Emotional Support

We always looked at the fact that our son would die at some point, at a time that wasn’t necessarily natural in the way all other children progress and grow, so in working with the psychologist she really taught us to treasure every day and to live every day in the present and gave us the space I needed to do anticipatory grieving and found the space with our family counselor to do that anticipatory grieving without being judged. I think that helped quite a bit actually, being able to talk through the “what ifs”, being able to talk through those kinds of situations on a regular basis whether it was with his doctor or the psychologist was extremely helpful.

 

Mother

 

Just venting with the therapist
I remember the first visit with the therapist. I was just so overwhelmed and so devastated that my first visit, I just let everything go and out. It was a relief to be able to tell somebody how I was feeling. I couldn’t do that with my family so much after Andy passed because not everybody understood me. Instead, I felt as though everybody wanted me to be where they thought I should be. So, I was really more angry with them and bitter. I just kind of shut down with them, so it was good to be able to go to someone who had nothing to do with any of it and was just there to hear what I had to say. That was helpful.

Mother

 

An incredible therapist
My husband and I and our daughter saw a psychologist here to help us with the trajectory. We saw her after she died as well.
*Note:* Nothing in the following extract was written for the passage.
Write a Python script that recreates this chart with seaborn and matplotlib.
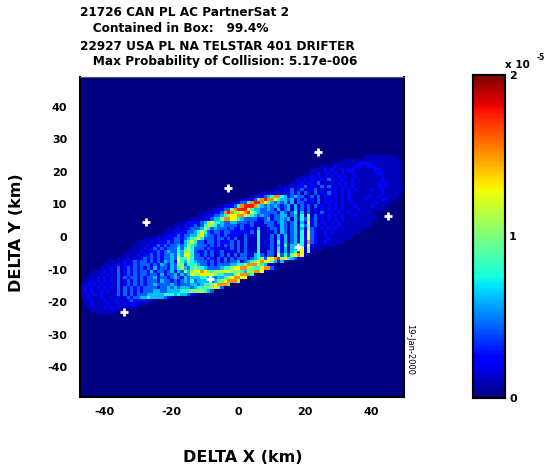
import numpy as np
import pandas as pd
import seaborn as sns
import matplotlib.pyplot as plt

sns.set_style("white")
plt.rcParams['font.family'] = ['DejaVu Sans']
plt.rcParams['font.weight'] = 'bold'
plt.rcParams['text.color'] = 'black'
plt.rcParams['xtick.labelcolor'] = 'black'
plt.rcParams['ytick.labelcolor'] = 'black'

# density, one digit per 1 km cell, "." = ten empty cells
first_row = 24
density_rows = [
    ". . . . . . . . 0000011111 1111100",
    ". . . . . . . 0000000011 1111111111 1111110",
    ". . . . . . . 0000011111 1112222111 1111110",
    ". . . . . . 0000000000 0011112111 1122112221 1111110",
    ". . . . . . 0000000001 1112121121 2211111122 1111110",
    ". . . . . . 0000000011 1211212121 1211111112 2111110",
    ". . . . . . 0000001112 1212121212 1121111111 2111110",
    ". . . . . . 0000111212 2121312121 1211111111 2111110",
    ". . . . . . 0001122122 1312121212 1211111112 1211110",
    ". . . . . 0000000001 1112122312 2131312122 1211111112 1211111",
    ". . . . . 0000000011 1213123122 3121212121 2121111211 2111111",
    ". . . . . 0000111122 1223231321 3121312121 2111111111 2111110",
    ". . . . 0000000000 0112234588 5423433123 1312212121 2111112112 1111100",
    ". . . . 0000000011 2235898875 4434232312 1312121121 2111121111 2211100",
    ". . . . 0000111233 5899875434 3424133212 1312212121 1211111121 1110000",
    ". . . . 0112223589 9985434343 2342413231 3121212121 1121111211 1100000",
    ". . . 0000000001 1223368999 7544334324 2341423131 2121212121 1112111111 1000000",
    ". . . 0000000111 2238986678 9754333332 4313524131 2131221211 2111111100",
    ". . . 0000011122 3345677887 6543433233 4423415161 3121212121 1121111110",
    ". . . 0001111223 4468877543 3332234233 4341425362 3121212121 1111111110",
    ". . 0000000001 1122223467 5543344333 2322133323 4313414272 3122121211 1111111000",
    ". . 0000000011 1212323576 5343333232 2321123322 4313415362 3112121211 1111111000",
    ". . 0000001112 1223334653 4333232232 2214112332 4313414263 2121212111 1111100000",
    ". . 0000011122 2233457532 3323322222 1315112131 4313425273 2112121111 1111000000",
    ". . 0001112223 2334467433 2323222213 1215111314 2413415273 2112111111 1100000000",
    ". 0000000001 1112122233 2345675333 2332323113 1115112314 2413425273 2111211111 1000000000",
    ". 0000000111 1212223233 2457533233 2322231313 1115121315 2413425283 2112111110",
    ". 0000001111 2123232334 3465433323 2323231313 1115112314 2514415272 1111111000",
    ". 0000011112 1232323335 3575333232 2212131313 2115111315 2414427261 1110000000",
    ". 0000111121 2223234335 4665322323 2231221313 1215113315 2424527161 1000000000",
    ". 0001111212 2323233436 4775332323 1231313133 2145313317 3536787110",
    "0000000001 0111212123 2323233437 5575333232 1323131333 2345637789 6754321000",
    "0000000011 1112123233 2323243427 5465433323 2323133423 4567877642 4100000000",
    "0000000111 1212123233 3232432436 6355543323 2333344556 8886542100",
    "0000001112 1312323232 3242332435 6435655433 3345567788 6655788310",
    "0000111212 1312323233 2423323424 3646778765 6677766654 6688710000",
    "0001112121 1312323233 2332423342 4347667777 6554446788 8500000000",
    "0011121212 1313233232 3342332343 2434445544 3445678877",
    "0112121212 1312323232 3332433232 3435344443 4567888600",
    "1121212121 1312323232 3343333432 3334434556 7888500000",
    "1212121212 1313232323 3332334343 4443455666 7630000000",
    "1212112121 1313132323 3344334444 5556666543",
    "1121212111 2313232333 4444455545 4432100000",
    "1121112112 1212323344 5444432100",
    "0112111211 2121232222 1100000000",
    "0112111121 1212122111",
    "0011111212 1211111000",
    "0001111111 1110000000",
    "0000011111",
]
# digit -> fraction of the colour scale
digit_levels = [0, 0.055, 0.13, 0.22, 0.31, 0.40, 0.52, 0.64, 0.76, 0.88]
scale_max = 2e-5

# white + marks
cross_x = [24, -3, -27.5, 45, 18, -8.5, -34]
cross_y = [26, 15, 4.6, 6.5, -3, -13, -23]

x_ticks = [-40, -20, 0, 20, 40]
y_ticks = [40, 30, 20, 10, 0, -10, -20, -30, -40]
cbar_ticks = [0, 1, 2]

title_lines = ["21726 CAN PL AC PartnerSat 2",
               "   Contained in Box:   99.4%",
               "22927 USA PL NA TELSTAR 401 DRIFTER",
               "   Max Probability of Collision: 5.17e-006"]

W, H = 545, 470
x_min, x_max = -47.3, 49.7
y_min, y_max = -49.2, 49.2
n_cols, n_rows = 97, 98

grid = np.zeros((n_rows, n_cols))
for i, r in enumerate(density_rows):
    cells = r.replace(" ", "").replace(".", "0" * 10).ljust(n_cols, "0")[:n_cols]
    grid[first_row + i] = [digit_levels[int(c)] * scale_max for c in cells]
density = pd.DataFrame(grid)


def to_col(x):
    return (np.asarray(x) - x_min) / (x_max - x_min) * n_cols


def to_row(y):
    return (y_max - np.asarray(y)) / (y_max - y_min) * n_rows


def box(left, top, right, bottom):
    return [left / W, 1 - bottom / H, (right - left) / W, (bottom - top) / H]


fig = plt.figure(figsize=(W / 100, H / 100), dpi=100)
ax = fig.add_axes(box(80, 77, 404, 397))
cax = fig.add_axes(box(473, 75, 505, 398))

sns.heatmap(density, ax=ax, cbar_ax=cax, cmap="jet", vmin=0, vmax=scale_max,
            xticklabels=False, yticklabels=False)

ax.plot(to_col(cross_x), to_row(cross_y), linestyle="none", marker="+",
        color="white", markersize=6, markeredgewidth=2)

ax.set_xticks(to_col(x_ticks))
ax.set_xticklabels(x_ticks, fontsize=8, fontweight="bold")
ax.set_yticks(to_row(y_ticks))
ax.set_yticklabels(y_ticks, fontsize=8, fontweight="bold", rotation=0)
ax.tick_params(direction="in", length=3, width=0.8, color="black", top=True, right=True,
               bottom=True, left=True)
ax.tick_params(axis="x", pad=7)
ax.tick_params(axis="y", pad=9)
for side, spine in ax.spines.items():
    spine.set_visible(True)
    spine.set_color("black")
    spine.set_linewidth(1.5)
ax.spines["top"].set_linewidth(0.8)
ax.spines["top"].set_color("#555555")

cax.yaxis.set_ticks([v * 1e-5 for v in cbar_ticks])
cax.yaxis.set_ticklabels(cbar_ticks, fontsize=8, fontweight="bold")
cax.tick_params(direction="in", length=0, pad=3)
for spine in cax.spines.values():
    spine.set_visible(True)
    spine.set_color("black")
    spine.set_linewidth(1.5)

for text, py in zip(title_lines, [12, 29, 46, 61]):
    fig.text(80 / W, 1 - py / H, text, fontsize=8.7, fontweight="bold", va="center", ha="left")

fig.text(243 / W, 1 - 457 / H, "DELTA X (km)", fontsize=11.5, fontweight="bold", ha="center", va="center")
fig.text(17 / W, 1 - 233 / H, "DELTA Y (km)", fontsize=11.5, fontweight="bold", rotation=90,
         ha="center", va="center")
fig.text(410 / W, 1 - 349 / H, "19-Jan-2000", fontsize=6, fontweight="normal", rotation=-90,
         ha="center", va="center")
fig.text(505 / W, 1 - 65 / H, "x 10", fontsize=7.5, fontweight="bold", va="center")
fig.text(537 / W, 1 - 57 / H, "-5", fontsize=5.5, fontweight="bold", va="center")

fig.savefig("out.png", dpi=100)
I would say the combination of this incredible therapist who helped us think about the fact that she was going to die, helped us be with the fact that she was going to die, and helped us right after she died. We went from seeing her once a month to every two weeks to once a week. After she died we saw her every two weeks. She saw our four year old daughter a couple of times before and a couple of times after. I would say that was the most important resource we had. Our therapist is a very spiritual person, which was tremendously helpful. My husband and I were fairly spiritual already and our spirituality grew tenfold.